Problem to work on:
All the data must come back unchanged, except that pictures are left out.

Data shown:
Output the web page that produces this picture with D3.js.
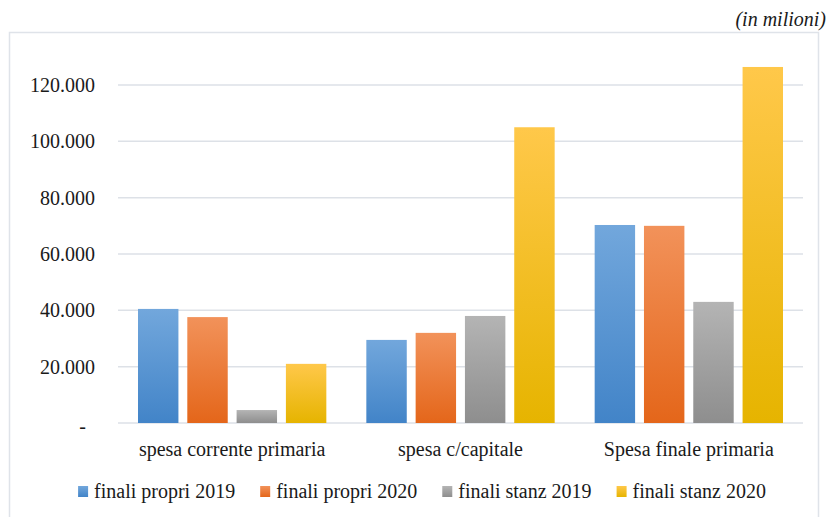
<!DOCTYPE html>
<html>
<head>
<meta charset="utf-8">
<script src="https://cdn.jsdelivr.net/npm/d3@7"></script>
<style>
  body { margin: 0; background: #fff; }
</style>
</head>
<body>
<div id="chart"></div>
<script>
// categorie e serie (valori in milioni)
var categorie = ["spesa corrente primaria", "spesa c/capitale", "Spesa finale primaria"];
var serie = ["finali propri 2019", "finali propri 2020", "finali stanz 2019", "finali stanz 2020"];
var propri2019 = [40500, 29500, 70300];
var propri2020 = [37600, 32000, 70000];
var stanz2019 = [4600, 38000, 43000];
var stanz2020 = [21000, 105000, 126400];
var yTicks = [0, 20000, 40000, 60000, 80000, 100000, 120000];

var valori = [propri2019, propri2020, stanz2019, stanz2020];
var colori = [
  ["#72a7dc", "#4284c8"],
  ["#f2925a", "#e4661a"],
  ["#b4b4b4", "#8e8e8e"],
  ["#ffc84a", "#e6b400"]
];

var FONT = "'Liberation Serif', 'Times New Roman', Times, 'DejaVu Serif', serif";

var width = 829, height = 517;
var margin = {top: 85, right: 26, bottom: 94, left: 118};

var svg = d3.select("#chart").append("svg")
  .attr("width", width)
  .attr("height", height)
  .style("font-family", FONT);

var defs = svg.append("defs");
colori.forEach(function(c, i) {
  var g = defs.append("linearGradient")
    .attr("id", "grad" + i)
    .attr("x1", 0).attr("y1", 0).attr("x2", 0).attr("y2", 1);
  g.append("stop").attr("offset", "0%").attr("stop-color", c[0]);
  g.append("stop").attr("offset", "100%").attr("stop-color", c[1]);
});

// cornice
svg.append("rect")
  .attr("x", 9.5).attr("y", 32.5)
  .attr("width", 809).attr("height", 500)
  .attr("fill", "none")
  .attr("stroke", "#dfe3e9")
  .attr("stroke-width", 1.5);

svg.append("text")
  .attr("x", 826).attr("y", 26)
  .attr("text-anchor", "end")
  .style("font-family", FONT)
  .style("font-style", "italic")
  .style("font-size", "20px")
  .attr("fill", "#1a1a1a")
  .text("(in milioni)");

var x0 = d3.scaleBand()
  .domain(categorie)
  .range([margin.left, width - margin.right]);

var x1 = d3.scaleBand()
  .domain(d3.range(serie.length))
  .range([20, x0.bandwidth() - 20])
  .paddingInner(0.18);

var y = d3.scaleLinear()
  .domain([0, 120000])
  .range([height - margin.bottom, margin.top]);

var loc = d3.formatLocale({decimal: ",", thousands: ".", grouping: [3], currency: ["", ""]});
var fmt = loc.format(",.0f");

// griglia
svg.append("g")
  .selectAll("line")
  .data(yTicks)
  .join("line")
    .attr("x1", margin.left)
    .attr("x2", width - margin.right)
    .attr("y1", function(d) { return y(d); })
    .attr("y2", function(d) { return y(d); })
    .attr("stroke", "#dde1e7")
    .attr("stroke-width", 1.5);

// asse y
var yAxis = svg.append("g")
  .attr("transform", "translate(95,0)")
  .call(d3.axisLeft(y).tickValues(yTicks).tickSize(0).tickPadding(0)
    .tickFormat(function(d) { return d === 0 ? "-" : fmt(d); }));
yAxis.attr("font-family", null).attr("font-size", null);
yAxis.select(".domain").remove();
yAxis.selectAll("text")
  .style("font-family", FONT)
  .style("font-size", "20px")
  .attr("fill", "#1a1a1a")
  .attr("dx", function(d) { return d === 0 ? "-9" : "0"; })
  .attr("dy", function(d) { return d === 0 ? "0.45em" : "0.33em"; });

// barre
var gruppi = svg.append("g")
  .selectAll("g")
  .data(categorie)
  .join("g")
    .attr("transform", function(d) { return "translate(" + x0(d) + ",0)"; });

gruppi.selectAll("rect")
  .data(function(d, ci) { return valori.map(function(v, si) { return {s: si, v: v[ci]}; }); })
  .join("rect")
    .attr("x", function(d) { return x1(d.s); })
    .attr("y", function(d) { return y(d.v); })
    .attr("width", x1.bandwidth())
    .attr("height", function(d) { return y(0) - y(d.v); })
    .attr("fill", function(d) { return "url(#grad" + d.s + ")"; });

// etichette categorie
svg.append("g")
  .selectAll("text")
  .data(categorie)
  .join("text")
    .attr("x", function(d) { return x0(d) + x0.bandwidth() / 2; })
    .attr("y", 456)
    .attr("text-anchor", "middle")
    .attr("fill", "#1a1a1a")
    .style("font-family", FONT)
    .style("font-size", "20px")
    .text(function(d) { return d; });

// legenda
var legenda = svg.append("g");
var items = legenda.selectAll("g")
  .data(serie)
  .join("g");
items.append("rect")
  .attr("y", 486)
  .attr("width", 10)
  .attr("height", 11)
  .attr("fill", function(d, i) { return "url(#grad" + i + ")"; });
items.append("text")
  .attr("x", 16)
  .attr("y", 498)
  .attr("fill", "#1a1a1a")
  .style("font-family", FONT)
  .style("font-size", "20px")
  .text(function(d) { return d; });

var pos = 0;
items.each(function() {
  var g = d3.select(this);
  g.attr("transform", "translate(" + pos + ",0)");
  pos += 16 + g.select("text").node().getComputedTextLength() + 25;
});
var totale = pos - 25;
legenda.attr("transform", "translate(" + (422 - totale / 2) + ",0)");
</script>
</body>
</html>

Result for this task:
Output the web page that produces this picture with D3.js.
<!DOCTYPE html>
<html>
<head>
<meta charset="utf-8">
<script src="https://cdn.jsdelivr.net/npm/d3@7"></script>
<style>
  body { margin: 0; background: #fff; }
</style>
</head>
<body>
<div id="chart"></div>
<script>
// categorie e serie (valori in milioni)
var categorie = ["spesa corrente primaria", "spesa c/capitale", "Spesa finale primaria"];
var serie = ["finali propri 2019", "finali propri 2020", "finali stanz 2019", "finali stanz 2020"];
var propri2019 = [40500, 29500, 70300];
var propri2020 = [37600, 32000, 70000];
var stanz2019 = [4600, 38000, 43000];
var stanz2020 = [21000, 105000, 126400];
var yTicks = [0, 20000, 40000, 60000, 80000, 100000, 120000];

var valori = [propri2019, propri2020, stanz2019, stanz2020];
var colori = [
  ["#72a7dc", "#4284c8"],
  ["#f2925a", "#e4661a"],
  ["#b4b4b4", "#8e8e8e"],
  ["#ffc84a", "#e6b400"]
];

var FONT = "'Liberation Serif', 'Times New Roman', Times, 'DejaVu Serif', serif";

var width = 829, height = 517;
var margin = {top: 85, right: 26, bottom: 94, left: 118};

var svg = d3.select("#chart").append("svg")
  .attr("width", width)
  .attr("height", height)
  .style("font-family", FONT);

var defs = svg.append("defs");
colori.forEach(function(c, i) {
  var g = defs.append("linearGradient")
    .attr("id", "grad" + i)
    .attr("x1", 0).attr("y1", 0).attr("x2", 0).attr("y2", 1);
  g.append("stop").attr("offset", "0%").attr("stop-color", c[0]);
  g.append("stop").attr("offset", "100%").attr("stop-color", c[1]);
});

// cornice
svg.append("rect")
  .attr("x", 9.5).attr("y", 32.5)
  .attr("width", 809).attr("height", 500)
  .attr("fill", "none")
  .attr("stroke", "#dfe3e9")
  .attr("stroke-width", 1.5);

svg.append("text")
  .attr("x", 826).attr("y", 26)
  .attr("text-anchor", "end")
  .style("font-family", FONT)
  .style("font-style", "italic")
  .style("font-size", "20px")
  .attr("fill", "#1a1a1a")
  .text("(in milioni)");

var x0 = d3.scaleBand()
  .domain(categorie)
  .range([margin.left, width - margin.right]);

var x1 = d3.scaleBand()
  .domain(d3.range(serie.length))
  .range([20, x0.bandwidth() - 20])
  .paddingInner(0.18);

var y = d3.scaleLinear()
  .domain([0, 120000])
  .range([height - margin.bottom, margin.top]);

var loc = d3.formatLocale({decimal: ",", thousands: ".", grouping: [3], currency: ["", ""]});
var fmt = loc.format(",.0f");

// griglia
svg.append("g")
  .selectAll("line")
  .data(yTicks)
  .join("line")
    .attr("x1", margin.left)
    .attr("x2", width - margin.right)
    .attr("y1", function(d) { return y(d); })
    .attr("y2", function(d) { return y(d); })
    .attr("stroke", "#dde1e7")
    .attr("stroke-width", 1.5);

// asse y
var yAxis = svg.append("g")
  .attr("transform", "translate(95,0)")
  .call(d3.axisLeft(y).tickValues(yTicks).tickSize(0).tickPadding(0)
    .tickFormat(function(d) { return d === 0 ? "-" : fmt(d); }));
yAxis.attr("font-family", null).attr("font-size", null);
yAxis.select(".domain").remove();
yAxis.selectAll("text")
  .style("font-family", FONT)
  .style("font-size", "20px")
  .attr("fill", "#1a1a1a")
  .attr("dx", function(d) { return d === 0 ? "-9" : "0"; })
  .attr("dy", function(d) { return d === 0 ? "0.45em" : "0.33em"; });

// barre
var gruppi = svg.append("g")
  .selectAll("g")
  .data(categorie)
  .join("g")
    .attr("transform", function(d) { return "translate(" + x0(d) + ",0)"; });

gruppi.selectAll("rect")
  .data(function(d, ci) { return valori.map(function(v, si) { return {s: si, v: v[ci]}; }); })
  .join("rect")
    .attr("x", function(d) { return x1(d.s); })
    .attr("y", function(d) { return y(d.v); })
    .attr("width", x1.bandwidth())
    .attr("height", function(d) { return y(0) - y(d.v); })
    .attr("fill", function(d) { return "url(#grad" + d.s + ")"; });

// etichette categorie
svg.append("g")
  .selectAll("text")
  .data(categorie)
  .join("text")
    .attr("x", function(d) { return x0(d) + x0.bandwidth() / 2; })
    .attr("y", 456)
    .attr("text-anchor", "middle")
    .attr("fill", "#1a1a1a")
    .style("font-family", FONT)
    .style("font-size", "20px")
    .text(function(d) { return d; });

// legenda
var legenda = svg.append("g");
var items = legenda.selectAll("g")
  .data(serie)
  .join("g");
items.append("rect")
  .attr("y", 486)
  .attr("width", 10)
  .attr("height", 11)
  .attr("fill", function(d, i) { return "url(#grad" + i + ")"; });
items.append("text")
  .attr("x", 16)
  .attr("y", 498)
  .attr("fill", "#1a1a1a")
  .style("font-family", FONT)
  .style("font-size", "20px")
  .text(function(d) { return d; });

var pos = 0;
items.each(function() {
  var g = d3.select(this);
  g.attr("transform", "translate(" + pos + ",0)");
  pos += 16 + g.select("text").node().getComputedTextLength() + 25;
});
var totale = pos - 25;
legenda.attr("transform", "translate(" + (422 - totale / 2) + ",0)");
</script>
</body>
</html>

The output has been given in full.